The figures have led to a response from the Local Government Association which represents local councils in England and Wales struggling to keep up with the maintenance backlog. It says years of underspending means driver satisfaction levels with roads has fallen to its lowest level in more than a decade. Just 34 per cent of LGA residents are satisfied with how their local roads are maintained, the organisation claims.
The LGA says a long term plan for maintenance needs to be funded, in order to return road investment to the levels other developed nations enjoy. It wants all political parties to pledge to participate in a 10 year programme funded by ring-fencing 2p per litre from the existing level of fuel duty, as a commitment to voters in advance of the next general election.
“This would help councils to reverse the current decline in road conditions, so residents aren’t paying for far more expensive pothole repairs, and work can continue on reducing air pollution and supporting the move to a low carbon economy,” the LGA says.

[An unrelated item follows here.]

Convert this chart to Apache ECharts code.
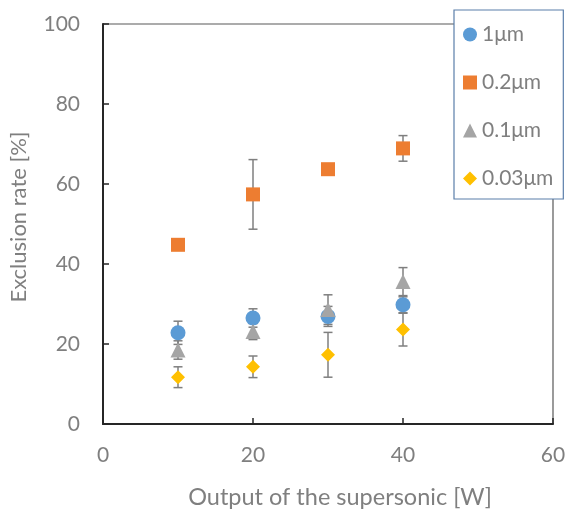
<!DOCTYPE html>
<html><head><meta charset="utf-8">
<script src="https://cdn.jsdelivr.net/npm/echarts@6/dist/echarts.min.js"></script>
<style>html,body{margin:0;padding:0;background:#fff}#c{width:567px;height:512px}</style>
</head><body><div id="c"></div>
<script>
const xValues = [10, 20, 30, 40];
const names = ['1μm', '0.2μm', '0.1μm', '0.03μm'];
const val1 = [22.8, 26.5, 26.9, 29.8];
const err1 = [2.9, 2.3, 2.5, 2.0];
const val2 = [44.8, 57.4, 63.7, 68.9];
const err2 = [0.5, 8.7, 0.8, 3.2];
const val3 = [18.5, 23.1, 28.6, 35.6];
const err3 = [2.3, 2.0, 3.7, 3.5];
const val4 = [11.7, 14.3, 17.3, 23.6];
const err4 = [2.6, 2.7, 5.6, 4.1];

const colors = ['#5B9BD5', '#ED7D31', '#A5A5A5', '#FFC000'];
const symbols = ['circle', 'rect', 'triangle', 'diamond'];
const vals = [val1, val2, val3, val4];
const errs = [err1, err2, err3, err4];
const sizes = [15, 14, 15, 14];

const series = [];
vals.forEach((v, i) => {
  series.push({
    type: 'custom', name: 'err' + i, z: 1, silent: true,
    data: xValues.map((x, k) => [x, v[k], errs[i][k]]),
    renderItem: function (params, api) {
      const x = api.value(0), y = api.value(1), e = api.value(2);
      const t = api.coord([x, y + e]), b = api.coord([x, y - e]);
      const hw = 4.5;
      const st = {stroke: '#7F7F7F', lineWidth: 1.5};
      return {type: 'group', children: [
        {type: 'line', shape: {x1: t[0], y1: t[1], x2: b[0], y2: b[1]}, style: st},
        {type: 'line', shape: {x1: t[0] - hw, y1: t[1], x2: t[0] + hw, y2: t[1]}, style: st},
        {type: 'line', shape: {x1: b[0] - hw, y1: b[1], x2: b[0] + hw, y2: b[1]}, style: st}
      ]};
    }
  });
});
vals.forEach((v, i) => {
  series.push({
    type: 'scatter', name: names[i], z: 2 + i, symbol: symbols[i], symbolSize: sizes[i],
    itemStyle: {color: colors[i], opacity: 1},
    data: xValues.map((x, k) => [x, v[k]])
  });
});

const font = 'Lato, "Open Sans", sans-serif';
const chart = echarts.init(document.getElementById('c'));
chart.setOption({
  animation: false,
  grid: {left: 103, right: 14, top: 24, bottom: 88, show: true, borderColor: '#595959', borderWidth: 1.2,
         containLabel: false, outerBoundsMode: 'none'},
  xAxis: {
    type: 'value', min: 0, max: 60, interval: 20,
    name: 'Output of the supersonic [W]', nameLocation: 'middle', nameGap: 61,
    nameTextStyle: {color: '#7F7F7F', fontSize: 23.5, fontFamily: font, padding: [0, 0, 0, 24]},
    axisLine: {show: true, lineStyle: {color: '#262626', width: 2}},
    axisTick: {show: true, inside: true, length: 6, lineStyle: {color: '#262626', width: 1.5}},
    axisLabel: {color: '#7F7F7F', fontSize: 21, fontFamily: font, margin: 21},
    splitLine: {show: false}
  },
  yAxis: {
    type: 'value', min: 0, max: 100, interval: 20,
    name: 'Exclusion rate [%]', nameLocation: 'middle', nameGap: 73,
    nameTextStyle: {color: '#7F7F7F', fontSize: 22, fontFamily: font, padding: [0, 0, 0, 14]},
    axisLine: {show: true, lineStyle: {color: '#262626', width: 2}},
    axisTick: {show: true, inside: true, length: 6, lineStyle: {color: '#262626', width: 1.5}},
    axisLabel: {color: '#7F7F7F', fontSize: 21, fontFamily: font, margin: 23},
    splitLine: {show: false}
  },
  legend: {
    data: names, orient: 'vertical', left: 454, top: 10,
    backgroundColor: '#fff', borderColor: '#5B7FAA', borderWidth: 1.2,
    padding: [14, 10, 10, 9], itemGap: 27, itemWidth: 14, itemHeight: 14,
    textStyle: {color: '#7F7F7F', fontSize: 21, fontFamily: font}
  },
  series: series
});
</script></body></html>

According to LGA chair councillor Shaun Davies, the UK has slumped from the top of the road repair table to almost the bottom. “Decades of reductions in funding from central government to local road repair budgets has left councils facing the biggest ever annual pothole repair backlog,” he says. “The Government should take this opportunity to work with councils to develop a long-term, fully-funded programme to catch up with the backlog. Ultimately, all local transport decisions should be devolved to councils, who are best placed in determining what is a priority for their areas.”

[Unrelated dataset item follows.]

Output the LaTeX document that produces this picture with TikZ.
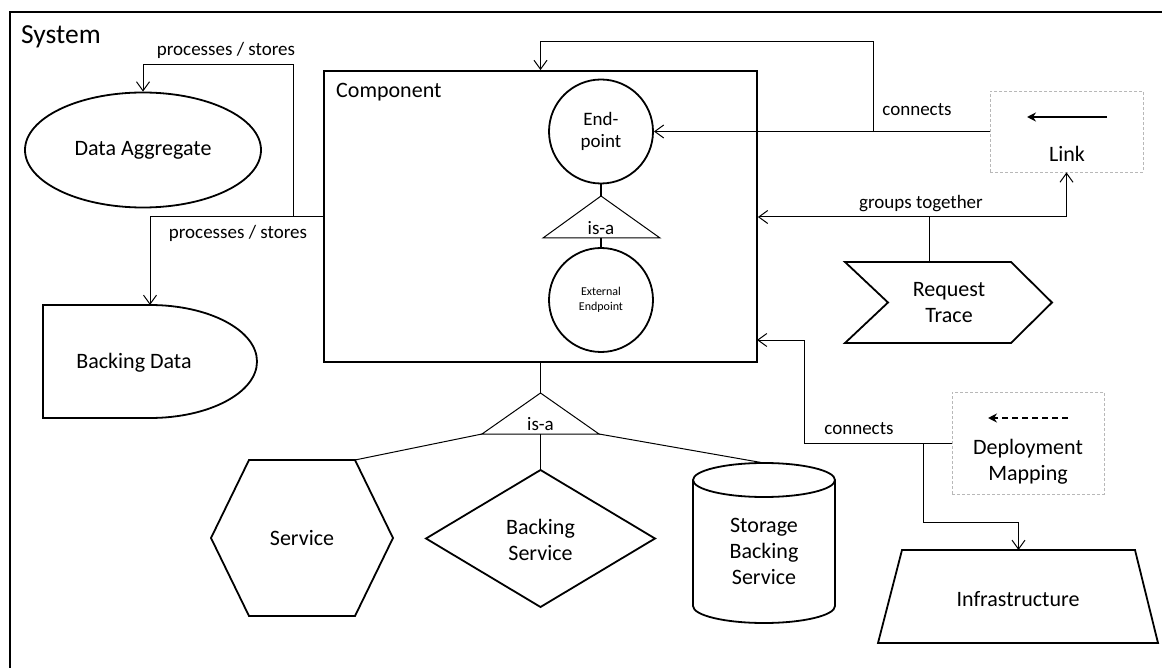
\documentclass[tikz,border=0pt]{standalone}
\usepackage{fontspec}
\setmainfont{Carlito}
\usetikzlibrary{arrows.meta,shapes.geometric}
\begin{document}
\begin{tikzpicture}[x=1pt,y=-1pt,
  shp/.style={draw=black,line width=1.8pt},
  tshp/.style={draw=black,line width=1pt},
  conn/.style={draw=black,line width=1pt},
  arr/.style={-{Straight Barb[length=9pt,width=13pt]}},
  lbl/.style={font=\fontsize{19}{22}\selectfont,inner sep=0pt},
  big/.style={font=\fontsize{22}{26}\selectfont,align=center,inner sep=0pt},
  dbox/.style={draw=black!28,line width=0.8pt,dash pattern=on 3pt off 2pt}
]
\clip (0,0) rectangle (1162,668);
\fill[white] (0,0) rectangle (1162,668);
% system frame
\draw[line width=2pt] (10,12) rectangle (1180,690);
\node[anchor=west,inner sep=0pt,font=\fontsize{27.5}{32}\selectfont] (sys) at (21,37) {System};

% component
\node[shp,rectangle,minimum width=433pt,minimum height=291pt,inner sep=0pt] (comp) at (540.5,216.5) {};
\node[anchor=west,big] (complbl) at (336,92) {Component};
\node[shp,circle,minimum size=104pt,inner sep=0pt,font=\fontsize{19}{22}\selectfont,align=center] (ep) at (601,131.5) {End-\\point};
\path[tshp] (601,196) coordinate (ta1) -- (660,238) -- (543,238) -- cycle;
\coordinate (tb1) at (601,238);
\node[lbl] (isa1) at (601,228) {is-a};
\node[shp,circle,minimum size=104pt,inner sep=0pt,font=\fontsize{12}{15}\selectfont,align=center] (eep) at (601,300) {External\\Endpoint};
\draw[shp] (ep.south) -- (ta1);
\draw[shp] (tb1) -- (eep.north);

% data aggregate
\node[shp,ellipse,minimum width=236pt,minimum height=115pt,inner sep=0pt,big] (da) at (143,150) {Data Aggregate};

% backing data
\path[shp] (150,305) coordinate (bdtop) -- (43,305) -- (43,418) -- (150,418) arc[start angle=-90,end angle=90,x radius=107pt,y radius=56.5pt];
\node[big] (bd) at (134,363) {Backing Data};

% processes / stores connectors
\coordinate (j1) at (293,216.5);
\coordinate (j2) at (150,216.5);
\coordinate (k1) at (143,65);
\draw[conn] (comp.west) -- (j2);
\draw[conn,arr] (j2) -- (bdtop);
\draw[conn,arr] (j1) |- (k1) -- (da.north);
\node[lbl] (ps1) at (226,50) {processes / stores};
\node[lbl] (ps2) at (238,233) {processes / stores};

% link
\node[dbox,rectangle,minimum width=153pt,minimum height=81pt,inner sep=0pt] (link) at (1066.5,131.5) {};
\node[big] (linklbl) at (1067,154) {Link};
\coordinate (la1) at (1107,117);
\coordinate (la2) at (1027,117);
\draw[line width=1.5pt,-{Stealth[length=9pt,width=9pt]}] (la1) -- (la2);
\coordinate (j3) at (873,131.5);
\coordinate (k3) at (540.5,42);
\draw[conn,arr] (link.west) -- (ep.east);
\draw[conn,arr] (j3) |- (k3) -- (comp.north);
\node[lbl] (con1) at (917,110) {connects};

% request trace
\path[shp] (845,262) -- (1011,262) -- (1052,302.5) -- (1011,343) -- (845,343) -- (888,302.5) -- cycle;
\node[big] (rt) at (949,303) {Request\\Trace};
\coordinate (rttop) at (929,262);
\coordinate (jg) at (929,217);
\draw[conn] (rttop) -- (jg);
\draw[conn,arr] (jg) -- (comp.east |- jg);
\draw[conn,arr] (jg) -| (link.south);
\node[lbl] (grp) at (921,204) {groups together};

% deployment mapping
\node[dbox,rectangle,minimum width=152pt,minimum height=102pt,inner sep=0pt] (dm) at (1028,443) {};
\node[big] (dmlbl) at (1028,462) {Deployment\\Mapping};
\coordinate (da1) at (1068,418);
\coordinate (da2) at (988,418);
\draw[line width=1.5pt,dash pattern=on 6pt off 4pt,-{Stealth[length=9pt,width=9pt]}] (da1) -- (da2);
\coordinate (k4) at (804,443);
\coordinate (k5) at (804,340);
\coordinate (ce) at (757,340);
\draw[conn,arr] (dm.west) -- (k4) -- (k5) -- (ce);
\node[lbl] (con2) at (859,429) {connects};

% infrastructure
\path[shp] (902,550) -- (1135,550) -- (1158,643) -- (878,643) -- cycle;
\coordinate (inftop) at (1018.5,550);
\node[big] (inf) at (1018,599) {Infrastructure};
\coordinate (j4) at (923,443);
\coordinate (k6) at (923,522);
\draw[conn,arr] (j4) -- (k6) -| (inftop);

% lower is-a
\coordinate (ta2) at (540.5,393);
\coordinate (tb2) at (540.5,434);
\coordinate (tl2) at (482,434);
\coordinate (tr2) at (599,434);
\draw[shp] (comp.south) -- (ta2);
\path[tshp] (ta2) -- (tr2) -- (tl2) -- cycle;
\node[lbl] (isa2) at (540.5,424) {is-a};

% service hexagon
\path[shp] (249,460) -- (355,460) coordinate (hextr) -- (393,538) -- (355,616) -- (249,616) -- (211,538) -- cycle;
\node[big] (svc) at (302,538) {Service};

% backing service diamond
\path[shp] (540.5,470) coordinate (dtop) -- (655,538.5) -- (540.5,607) -- (426,538.5) -- cycle;
\node[big] (bs) at (540.5,540) {Backing\\Service};

% storage cylinder
\path[shp] (693,480) -- (693,606) arc[start angle=180,end angle=360,x radius=71pt,y radius=17pt] -- (835,480);
\draw[shp] (764,480) ellipse [x radius=71pt,y radius=17pt];
\coordinate (cyltop) at (764,463);
\node[big] (sbs) at (764,551) {Storage\\Backing\\Service};

\draw[shp] (tb2) -- (dtop);
\draw[conn] (tl2) -- (hextr);
\draw[conn] (tr2) -- (cyltop);
\end{tikzpicture}
\end{document}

Pothole insurance claims up by 34 per cent
The number of claims for pothole damage has soared by more than one third since 2016, according to leading car insurer Admiral.
It’s not just the number of claims that has soared either, as the average cost of damage caused by potholes has risen by 16 per cent in the last year alone, as inflationary factors hit garages and tyre repair businesses alike.

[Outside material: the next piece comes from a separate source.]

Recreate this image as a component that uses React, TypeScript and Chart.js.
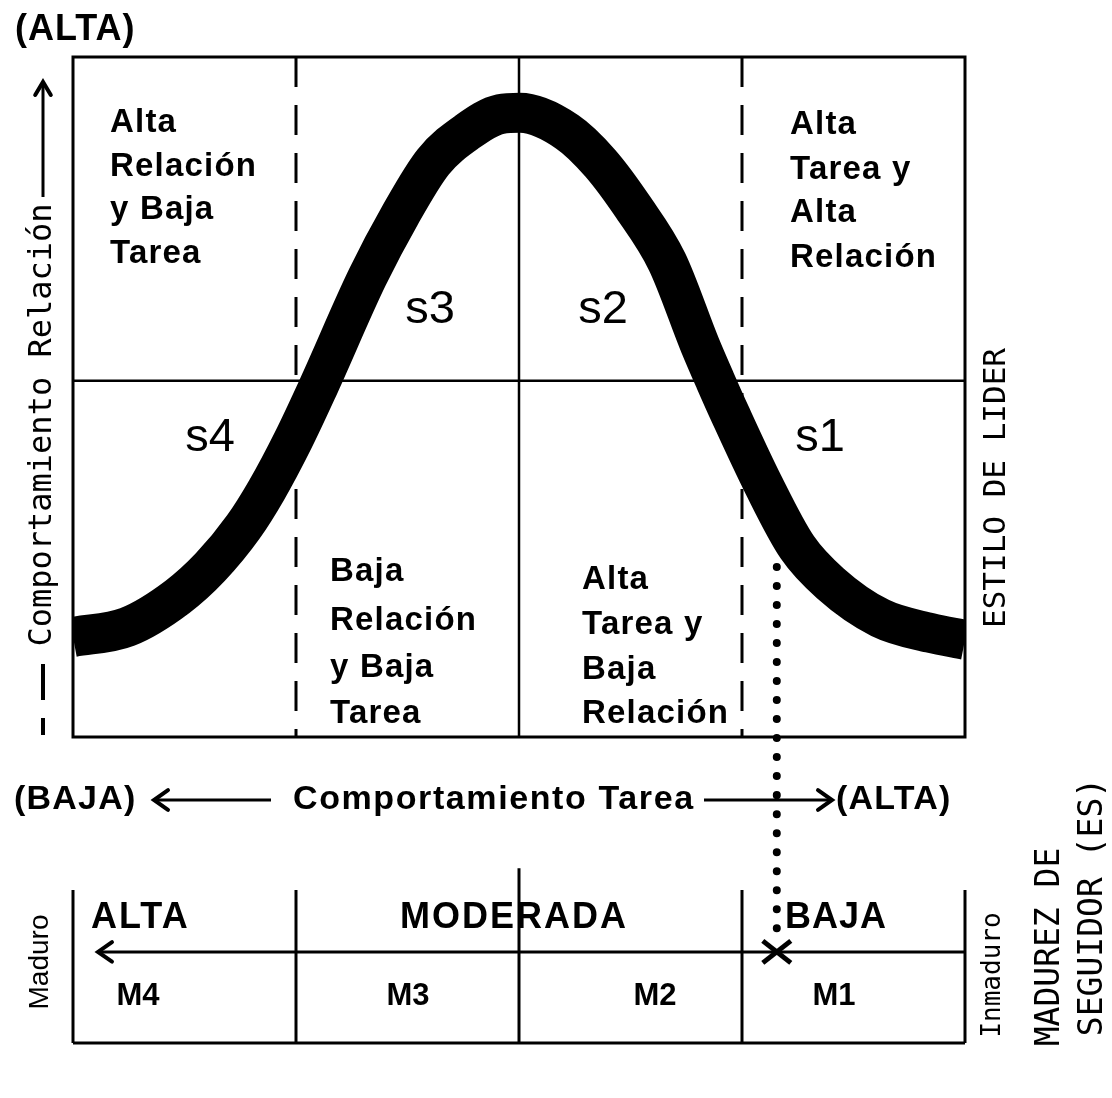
import { useEffect, useRef } from "react";
import { Chart, registerables } from "chart.js";

Chart.register(...registerables);

const W = 1112;
const H = 1098;

// Leadership-style curve: task behaviour (x, 0-100) vs relationship behaviour (y, 0-100)
const curveTask = [0, 6.1, 11.7, 15.4, 19.1, 21.7, 24.7, 27.5, 33.0, 36.7, 40.4, 44.2, 47.9, 50.1, 55.4, 59.1, 62.8, 66.6, 70.3, 72.0, 73.7, 77.4, 81.2, 84.9, 90.5, 96.1, 100];
const curveRelation = [14.7, 16.2, 20.6, 25.0, 30.9, 36.3, 43.7, 51.5, 67.6, 76.8, 84.6, 89.0, 91.6, 91.8, 89.0, 84.4, 77.9, 69.9, 57.6, 52.4, 47.4, 37.1, 27.9, 22.6, 17.5, 15.3, 14.3];

// Quadrant dividers
const dashedTask = [25, 75];
const solidTask = [50];
const midRelation = 52.4;

// Follower maturity continuum (below the main box)
const maturityDividers = [0, 25, 50, 75, 100];
const maturityTop = -22.5;
const maturityCenterTop = -19.3;
const maturityArrow = -31.6;
const maturityBottom = -45;
const dottedTask = 78.9;
const dottedFrom = 25;

// Text
const quadrantTexts = [
  ["Alta", "Relación", "y Baja", "Tarea"],
  ["Alta", "Tarea y", "Alta", "Relación"],
  ["Baja", "Relación", "y Baja", "Tarea"],
  ["Alta", "Tarea y", "Baja", "Relación"],
];
const styleLabels = ["s4", "s3", "s2", "s1"];
const maturityLevels = ["ALTA", "MODERADA", "BAJA"];
const maturityCodes = ["M4", "M3", "M2", "M1"];

const SANS = '"Liberation Sans", Arial, sans-serif';
const MONO = '"DejaVu Sans Mono", monospace';

function seg(ctx: CanvasRenderingContext2D, x1: number, y1: number, x2: number, y2: number, w = 3, dash: number[] = []) {
  ctx.save();
  ctx.beginPath();
  ctx.setLineDash(dash);
  ctx.lineWidth = w;
  ctx.strokeStyle = "#000";
  ctx.moveTo(x1, y1);
  ctx.lineTo(x2, y2);
  ctx.stroke();
  ctx.restore();
}

function head(ctx: CanvasRenderingContext2D, x: number, y: number, dir: "left" | "right" | "up", size = 12) {
  ctx.save();
  ctx.beginPath();
  ctx.lineWidth = 4;
  ctx.lineCap = "round";
  ctx.strokeStyle = "#000";
  if (dir === "left") {
    ctx.moveTo(x + size, y - size * 0.7);
    ctx.lineTo(x, y);
    ctx.lineTo(x + size, y + size * 0.7);
  } else if (dir === "right") {
    ctx.moveTo(x - size, y - size * 0.7);
    ctx.lineTo(x, y);
    ctx.lineTo(x - size, y + size * 0.7);
  } else {
    ctx.moveTo(x - size * 0.6, y + size);
    ctx.lineTo(x, y);
    ctx.lineTo(x + size * 0.6, y + size);
  }
  ctx.stroke();
  ctx.restore();
}

function text(
  ctx: CanvasRenderingContext2D,
  s: string,
  x: number,
  y: number,
  font: string,
  align: CanvasTextAlign = "left",
  rotate = false,
  spacing = 0
) {
  ctx.save();
  ctx.fillStyle = "#000";
  ctx.font = font;
  (ctx as any).letterSpacing = `${spacing}px`;
  ctx.textAlign = align;
  ctx.textBaseline = "middle";
  if (rotate) {
    ctx.translate(x, y);
    ctx.rotate(-Math.PI / 2);
    ctx.fillText(s, 0, 0);
  } else {
    ctx.fillText(s, x, y);
  }
  ctx.restore();
}

const LABEL_Y = 800;

const diagramPlugin = {
  id: "diagram",
  beforeDatasetsDraw(chart: any) {
    const { ctx, scales } = chart;
    const X = (v: number) => scales.x.getPixelForValue(v);
    const Y = (v: number) => scales.y.getPixelForValue(v);
    // main box
    ctx.save();
    ctx.strokeStyle = "#000";
    ctx.lineWidth = 3;
    ctx.strokeRect(X(0), Y(100), X(100) - X(0), Y(0) - Y(100));
    ctx.restore();
    dashedTask.forEach((v) => seg(ctx, X(v), Y(100), X(v), Y(0), 3, [30, 18]));
    solidTask.forEach((v) => seg(ctx, X(v), Y(100), X(v), Y(0), 2.5));
    seg(ctx, X(0), Y(midRelation), X(100), Y(midRelation), 2.5);

    // maturity box
    maturityDividers.forEach((v) => {
      const top = v === 50 ? maturityCenterTop : maturityTop;
      seg(ctx, X(v), Y(top), X(v), Y(maturityBottom), 3);
    });
    seg(ctx, X(0), Y(maturityBottom), X(100), Y(maturityBottom), 3);
    seg(ctx, X(2.8), Y(maturityArrow), X(100), Y(maturityArrow), 3);
    head(ctx, X(2.8), Y(maturityArrow), "left", 14);

    // left axis arrow and broken continuation
    seg(ctx, 43, 197, 43, 84, 3);
    head(ctx, 43, 82, "up", 13);
    seg(ctx, 43, 664, 43, 700, 4);
    seg(ctx, 43, 718, 43, 735, 4);

    // bottom axis arrows
    seg(ctx, 156, LABEL_Y, 271, LABEL_Y, 3);
    head(ctx, 154, LABEL_Y, "left", 14);
    seg(ctx, 704, LABEL_Y, 830, LABEL_Y, 3);
    head(ctx, 832, LABEL_Y, "right", 14);
  },
  afterDatasetsDraw(chart: any) {
    const { ctx, scales } = chart;
    const X = (v: number) => scales.x.getPixelForValue(v);
    const Y = (v: number) => scales.y.getPixelForValue(v);
    const qFont = `bold 33px ${SANS}`;
    const qPos = [
      { x: 110, ys: [123, 167, 210, 254] },
      { x: 790, ys: [125, 170, 213, 258] },
      { x: 330, ys: [572, 621, 668, 714] },
      { x: 582, ys: [580, 625, 670, 714] },
    ];
    quadrantTexts.forEach((lines, i) =>
      lines.forEach((s, j) => text(ctx, s, qPos[i].x, qPos[i].ys[j], qFont, "left", false, 1.2))
    );
    const sPos = [
      [210, 438],
      [430, 310],
      [603, 310],
      [820, 438],
    ];
    styleLabels.forEach((s, i) => text(ctx, s, sPos[i][0], sPos[i][1], `47px ${SANS}`, "center"));

    text(ctx, "(ALTA)", 15, 30, `bold 36px ${SANS}`, "left", false, 1);
    text(ctx, "(BAJA)", 14, LABEL_Y, `bold 34px ${SANS}`, "left", false, 1.2);
    text(ctx, "Comportamiento Tarea", 293, LABEL_Y, `bold 34px ${SANS}`, "left", false, 1.6);
    text(ctx, "(ALTA)", 836, LABEL_Y, `bold 34px ${SANS}`, "left", false, 1.2);

    text(ctx, "Comportamiento Relación", 43, 425, `32px ${MONO}`, "center", true);
    text(ctx, "ESTILO DE LIDER", 997, 488, `31px ${MONO}`, "center", true);

    // maturity labels
    const lvlY = 918;
    text(ctx, maturityLevels[0], 91, lvlY, `bold 36px ${SANS}`, "left", false, 2);
    text(ctx, maturityLevels[1], 400, lvlY, `bold 36px ${SANS}`, "left", false, 2);
    text(ctx, maturityLevels[2], 785, lvlY, `bold 36px ${SANS}`, "left", false, 1);
    const codeX = [138, 408, 655, 834];
    maturityCodes.forEach((s, i) => text(ctx, s, codeX[i], 996, `bold 31px ${SANS}`, "center"));

    text(ctx, "Maduro", 40, 962, `28px ${SANS}`, "center", true);
    text(ctx, "Inmaduro", 993, 975, `26px ${MONO}`, "center", true);
    text(ctx, "MADUREZ DE", 1050, 947, `33px ${MONO}`, "center", true);
    text(ctx, "SEGUIDOR (ES)", 1093, 907, `33px ${MONO}`, "center", true);

    // X mark where the dotted line meets the maturity arrow
    const cx = X(dottedTask);
    const cy = Y(maturityArrow);
    seg(ctx, cx - 14, cy - 11, cx + 14, cy + 11, 5);
    seg(ctx, cx - 14, cy + 11, cx + 14, cy - 11, 5);
  },
};

export default function App() {
  const ref = useRef<HTMLCanvasElement>(null);
  useEffect(() => {
    const canvas = ref.current;
    if (!canvas) return;
    const chart = new Chart(canvas, {
      type: "line",
      data: {
        datasets: [
          {
            label: "Estilo de líder",
            data: curveTask.map((x, i) => ({ x, y: curveRelation[i] })),
            borderColor: "#000",
            borderWidth: 40,
            pointRadius: 0,
            cubicInterpolationMode: "monotone",
            fill: false,
            borderCapStyle: "butt",
            borderJoinStyle: "round",
          },
          {
            label: "Madurez",
            data: [
              { x: dottedTask, y: dottedFrom },
              { x: dottedTask, y: maturityArrow + 2 },
            ],
            borderColor: "#000",
            borderWidth: 8,
            borderDash: [0.01, 19],
            borderCapStyle: "round",
            pointRadius: 0,
            fill: false,
          },
        ],
      },
      options: {
        responsive: false,
        animation: false,
        devicePixelRatio: 1,
        events: [],
        layout: { padding: { left: 73, right: W - 965, top: 57, bottom: H - 1043 } },
        scales: {
          x: { type: "linear", min: 0, max: 100, display: false },
          y: { type: "linear", min: maturityBottom, max: 100, display: false },
        },
        plugins: { legend: { display: false }, tooltip: { enabled: false }, title: { display: false } },
      },
      plugins: [diagramPlugin],
    } as any);
    return () => chart.destroy();
  }, []);
  return (
    <div style={{ position: "absolute", left: 0, top: 0, width: W, height: H, background: "#fff" }}>
      <canvas ref={ref} width={W} height={H} style={{ display: "block" }} />
    </div>
  );
}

“If you have Comprehensive cover, claiming for pothole damage through your insurer should be a straightforward process, but it can affect your no claims bonus and you may need to pay an excess,” says Admiral’s head of claims Lorna Connelly. “If you think you’ve hit a hum-dinger, get out and check for damage at the safest opportunity. Take photos of the pothole and the damage to your car and consider taking your vehicle to a mechanic to check for damage.”
If you don’t have comprehensive insurance, then you’ll either have to fund repairs out of your own pocket or seek compensation from the authority responsible for maintaining the road with the pothole that you hit.
We reported earlier this year that cash-strapped local authorities and councils were forced to cough up almost £27 million in compensation payouts to drivers whose cars suffered damage on the UK’s poorly maintained roads in 2022.
That’s more than a quarter of the total budget spent actually fixing potholes, as councils poured £93.7 million into repairing 1.4 million of them at a cost of £67 per pothole. Citroen UK crunched the numbers supplied by the Department of Transport and road construction trade body Asphalt Industry Alliance, to show that compensation payouts amounting to £11.6 million were made to motorists.
Incredibly, a further £11.1 million was then spent on claims handling, meaning the total cost of compensation could have seen another 340,000 potholes repaired instead.
Figures from the Department of Transport on MoT failures have also been revealed that give a potential insight into the effect of dire tarmac conditions on car safety. In 2022, 1,069,069 MOT failures were attributed to damaged coil springs, with fractured or broken front passenger side coil springs accounting for 346,383 of MOT failures in the category. Coil springs caused the second-highest number of MoT failures behind tyre MoT fails, according to numbers shared via a Freedom of Information request made by online insurer One Sure.
Potholes to make 18 per cent of roads undriveable in five years
The Asphalt Industry Alliance’s (AIA) Annual Local Authority Road Maintenance (ALARM) survey suggests that one in five roads – equivalent to 37,000 miles of Tarmac – are in such poor condition that they have less than five years of life left in them.
A total of around £14billion is needed to fix every pothole in England and Wales. This estimate is £2billion higher than that made in last year’s ALARM survey and £5billion more than was needed in 2012. The Government recently announced an additional £200million of investment in pothole repairs, meaning a total budget of £700million for 2023/24, but motoring groups said this would not make much difference.
The ALARM report places local roads into one of three categories – good (more than 15 years of life remaining), adequate (between five and 15 years of life remaining) and poor (less than five years of life remaining).
Although more than half of local roads are currently classed as good, there are approximately 100,000 miles of asphalt that will need rebuilding at some point in the next 15 years.